Grand talent, grand caractère
Tout commence comme si souvent dans la carrière d’un jeune prodige. Le jeune Emre passe son temps à jouer au foot. Il prend sa première licence à quatre ans, à Bronshoj, modeste club dans la banlieue de la capitale danoise. Là-bas son talent interpelle vite, et il s’engage à Lyngby, club formateur réputé. Pendant neuf ans, les échelons se franchissent tranquillement. Évidemment, il tape dans l’œil des formateurs nationaux. Per Holm, sélectionneur U16 et U18, se rappelle pour la magazine D Bold : « Quand il est arrivé, c’était un joueur très petit. Un petit joueur qui pouvait faire quelque chose d’extraordinaire avec le ballon. Et c’était aussi un joueur très capricieux. Il était très intéressé, mais également très en colère, ce qu’il avait du mal à gérer, et donc il a souvent été expulsé. C’était vraiment un joueur intéressant, et nous savions que nous devions l’aider à maîtriser son tempérament violent. C’était un énorme potentiel, l’avenir de l’équipe nationale. Une fois, Morten (Olsen) l’a vu jouer et a dit : « C’est un bonheur pour les amateurs de football de le voir jouer. » C’était seulement une question de temps avant que nous ne puissions lui faire intégrer la bonne équipe. » Un temps qui manque à Emre, impatient. Après un essai non-concluant à Saint-Étienne, partenaire de Lyngby, Mor se blesse. Boude. En fait trop. En janvier 2015, un simple communiqué met un terme au contrat du prodige, alors âgé de 17 ans. « La décision est basée sur une évaluation globale que nous ne nous voyons plus en mesure de développer le potentiel d’Emre, sans compromettre les valeurs que nous défendons. Nous n’allons pas changer, et cette résiliation de contrat en est la conséquence naturelle. Nous souhaitons à cet égard bonne chance à Emre à l’avenir. » Décryptage signé Per Holm, à Tipsbladet: « Je pense qu’à un moment, ils sont arrivés à la conclusion qu’ils ne pouvaient plus le tenir et qu’il devait aller ailleurs, s’il devait être sauvé en tant que joueur. »
2016, tout va très vite
Mor, lui, ne comprends pas. Pour lui, il n’a rien fait de mal, a toujours vécu selon les valeurs du club.

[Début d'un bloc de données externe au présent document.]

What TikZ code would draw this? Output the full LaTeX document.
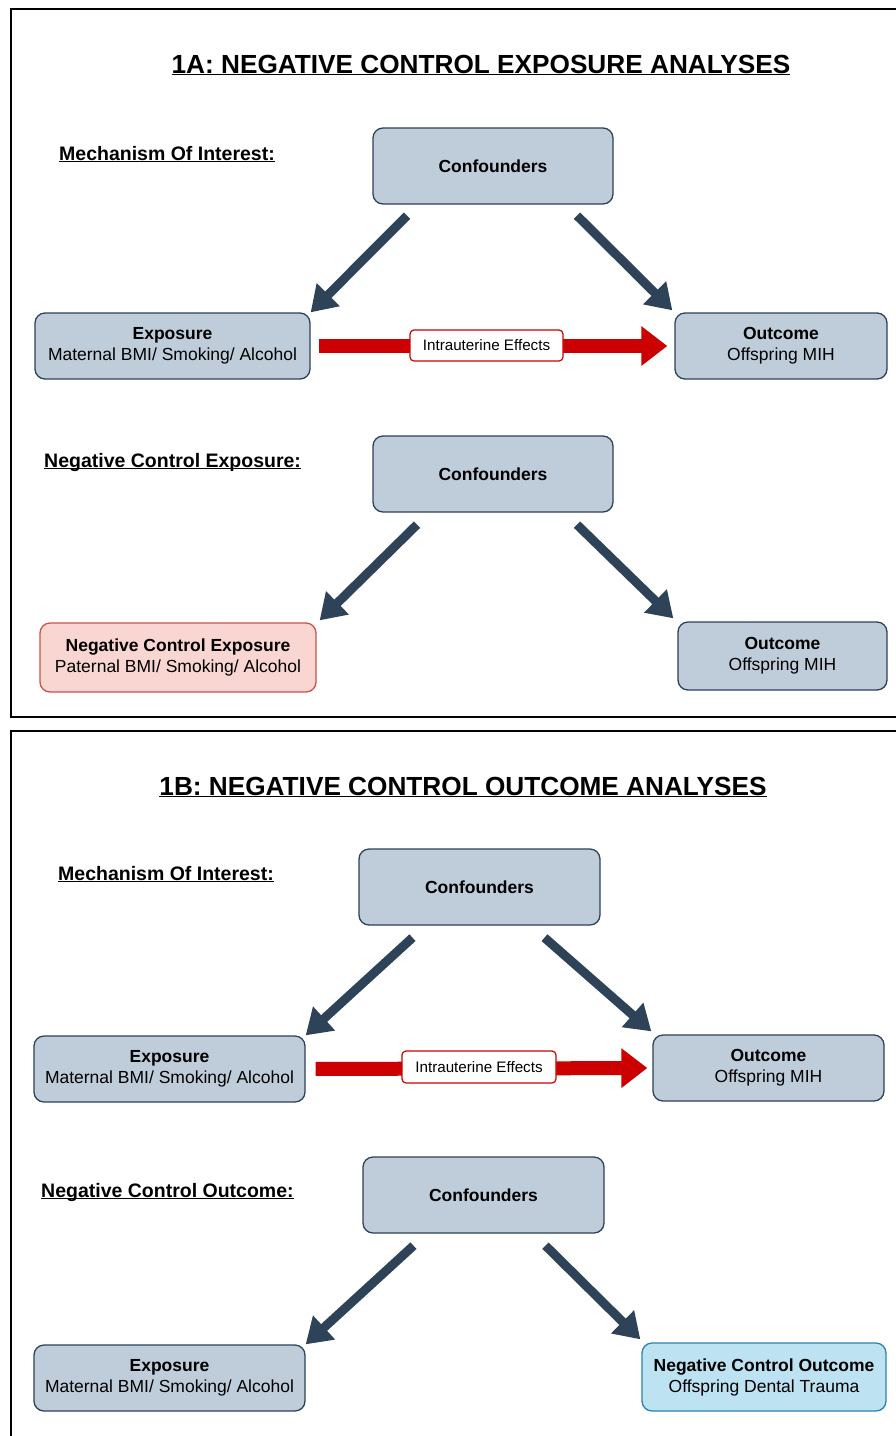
\documentclass[tikz,border=0pt]{standalone}
\usepackage{fontspec}
\setmainfont{Liberation Sans}
\usetikzlibrary{arrows.meta,calc}
\definecolor{boxfill}{HTML}{BFCDDB}
\definecolor{boxline}{HTML}{2C4257}
\definecolor{ncefill}{HTML}{F9D6D2}
\definecolor{nceline}{HTML}{C9534A}
\definecolor{ncofill}{HTML}{BDE3F3}
\definecolor{ncoline}{HTML}{2A84AE}
\definecolor{arrdark}{HTML}{2F4358}
\definecolor{redarr}{HTML}{CC0000}
\tikzset{
  box/.style={draw=boxline, fill=boxfill, line width=1.3pt, rounded corners=10pt,
    inner sep=0pt, align=center, font=\fontsize{17.5}{21}\selectfont},
  ncebox/.style={box, draw=nceline, fill=ncefill},
  ncobox/.style={box, draw=ncoline, fill=ncofill},
  effbox/.style={draw=redarr, fill=white, line width=1.2pt, rounded corners=4pt,
    inner sep=0pt, font=\fontsize{15.2}{18}\selectfont},
  darr/.style={draw=arrdark, line width=9pt, -{Triangle[width=31pt,length=25pt]}},
  rarr/.style={draw=redarr, line width=14pt, -{Triangle[width=38pt,length=26pt]}},
  ttl/.style={anchor=base, inner sep=0pt, font=\fontsize{26.2}{30}\selectfont\bfseries},
  lbl/.style={anchor=base west, inner sep=0pt, font=\fontsize{19.5}{22}\selectfont\bfseries},
  frame/.style={draw=black, line width=2.6pt},
}
\begin{document}
\begin{tikzpicture}[x=1pt,y=-1pt]
\useasboundingbox (0,0) rectangle (896,1436);
\clip (0,0) rectangle (896,1436);
% frames
\draw[frame] (11,9) rectangle (910,717);
\draw[frame] (11,731) rectangle (910,1450);

% ===== Panel 1A =====
\node[ttl] (t1) at (481,73) {\underline{\smash{1A: NEGATIVE CONTROL EXPOSURE ANALYSES}}};
\node[lbl] (l1) at (59,160) {\underline{\smash{Mechanism Of Interest:}}};
\node[box, minimum width=240pt, minimum height=76pt] (c1) at (493,166) {\textbf{Confounders}};
\node[box, minimum width=275pt, minimum height=66pt] (e1) at (172.5,346) {\textbf{Exposure}\\Maternal BMI/ Smoking/ Alcohol};
\node[box, minimum width=212pt, minimum height=66pt] (o1) at (781,346) {\textbf{Outcome}\\Offspring MIH};
\draw[darr] ($(c1.south)+(-86,11)$) -- (e1.north east);
\draw[darr] ($(c1.south)+(84,11)$) -- ($(o1.north west)+(-2,-2)$);
\draw[rarr, shorten <=8pt, shorten >=7pt] (e1.east) -- (o1.west);
\node[effbox, minimum width=153pt, minimum height=31pt] (i1) at (486.5,345.5) {Intrauterine Effects};

\node[lbl] (l2) at (44,467) {\underline{\smash{Negative Control Exposure:}}};
\node[box, minimum width=240pt, minimum height=76pt] (c2) at (493,474) {\textbf{Confounders}};
\node[ncebox, minimum width=276pt, minimum height=69pt] (n1) at (178,657.5) {\textbf{Negative Control Exposure}\\Paternal BMI/ Smoking/ Alcohol};
\node[box, minimum width=209pt, minimum height=68pt] (o2) at (782.5,656) {\textbf{Outcome}\\Offspring MIH};
\draw[darr] ($(c2.south)+(-76,12)$) -- ($(n1.north east)+(3,-2)$);
\draw[darr] ($(c2.south)+(84,12)$) -- ($(o2.north west)+(-4,-3)$);

% ===== Panel 1B =====
\node[ttl] (t2) at (463,795) {\underline{\smash{1B: NEGATIVE CONTROL OUTCOME ANALYSES}}};
\node[lbl] (l3) at (58,880) {\underline{\smash{Mechanism Of Interest:}}};
\node[box, minimum width=241pt, minimum height=76pt] (c3) at (479.5,887) {\textbf{Confounders}};
\node[box, minimum width=271pt, minimum height=66pt] (e3) at (169.5,1069) {\textbf{Exposure}\\Maternal BMI/ Smoking/ Alcohol};
\node[box, minimum width=231pt, minimum height=66pt] (o3) at (768.5,1068) {\textbf{Outcome}\\Offspring MIH};
\draw[darr] ($(c3.south)+(-67,12)$) -- (e3.north east);
\draw[darr] ($(c3.south)+(65,12)$) -- ($(o3.north west)+(-1,-3)$);
\draw[rarr, shorten <=10pt, shorten >=5pt] (e3.east) -- (o3.west);
\node[effbox, minimum width=154pt, minimum height=32pt] (i2) at (479,1067) {Intrauterine Effects};

\node[lbl] (l4) at (41,1197) {\underline{\smash{Negative Control Outcome:}}};
\node[box, minimum width=241pt, minimum height=76pt] (c4) at (483.5,1195) {\textbf{Confounders}};
\node[box, minimum width=271pt, minimum height=66pt] (e4) at (169.5,1378) {\textbf{Exposure}\\Maternal BMI/ Smoking/ Alcohol};
\node[ncobox, minimum width=244pt, minimum height=68pt] (n2) at (764,1377) {\textbf{Negative Control Outcome}\\Offspring Dental Trauma};
\draw[darr] ($(c4.south)+(-70,12)$) -- (e4.north east);
\draw[darr] ($(c4.south)+(62,12)$) -- ($(n2.north west)+(-1,-3)$);
\end{tikzpicture}
\end{document}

Contre mauvaise fortune bon cœur, il se déclare heureux de pouvoir rejoindre un plus grand club pour obtenir le soutien qu’il mérite. Le plus grand club ne met pas longtemps à se manifester : quelques jours à peine plus tard, le FC Nordsjælland l’enrôle. Destiné à l’équipe U19, l’enfant terrible se glisse rapidement jusqu’en A, avec qui il fait ses débuts en novembre 2015. Mais tout bascule en 2016. À grands coups de dribbles, il arrache temps de jeu, nouveau contrat pro et l’attention de Fatih Terim. Emre ne résiste pas longtemps à l’appel du pays de son père – lui qui n’y a jamais mis les pieds et n’en parle pas la langue. Pour sa première interview à la télévision turque, il dit : « Turkey is the country I love » , en anglais dans le texte. Sur Instagram, il en rajoute : « Certains acceptent ma décision de jouer pour l’équipe nationale Turque, certains ne l’acceptent pas. #hatersgonnahate » Au Danemark, on ne l’accepte pas vraiment. Kasper Hjulmand, son entraîneur en club : « Je ne vais pas dire quoi que ce soit à propos du processus, parce que la citoyenneté est une chose profondément personnelle. Mais c’est une honte pour le Danemark. » Même son de cloche du côté de Per Holm : « Ça me dérange énormément. Principalement parce qu’il a représenté la population danoise avec l’équipe nationale danoise. Mais aussi personnellement, parce que j’ai une relation proche avec lui. Ça me fait mal. » Le sélectionneur danois, Age Hareide, préfère jouer l’apaisement. « C’est dommage de perdre un tel joueur, parce que le Danemark est un petit pays. On ne peut pas y faire grand-chose. C’est seulement ce que ressent le joueur. » Après une cape avec les U21 turcs, Mor goûte à la sélection. Bien qu’il ait déclaré qu’il ne l’emmènerait pas à l’Euro, il ne faut qu’un match à Terim pour changer d’avis.
Toujours le nez fin, le BvB n’attend pas qu’il flambe sur la scène européenne pour l’engager juste avant la compétition. Pour la petite histoire, les papiers sont signés par le père du joueur derrière les barreaux, emprisonné pour avoir, sans assurance, blessé un automobiliste dans un accident de la circulation. Emre Mor, lui, est bien libre, comme il l’a prouvé face à la Croatie. Pas le temps de niaiser. Il en veut toujours plus.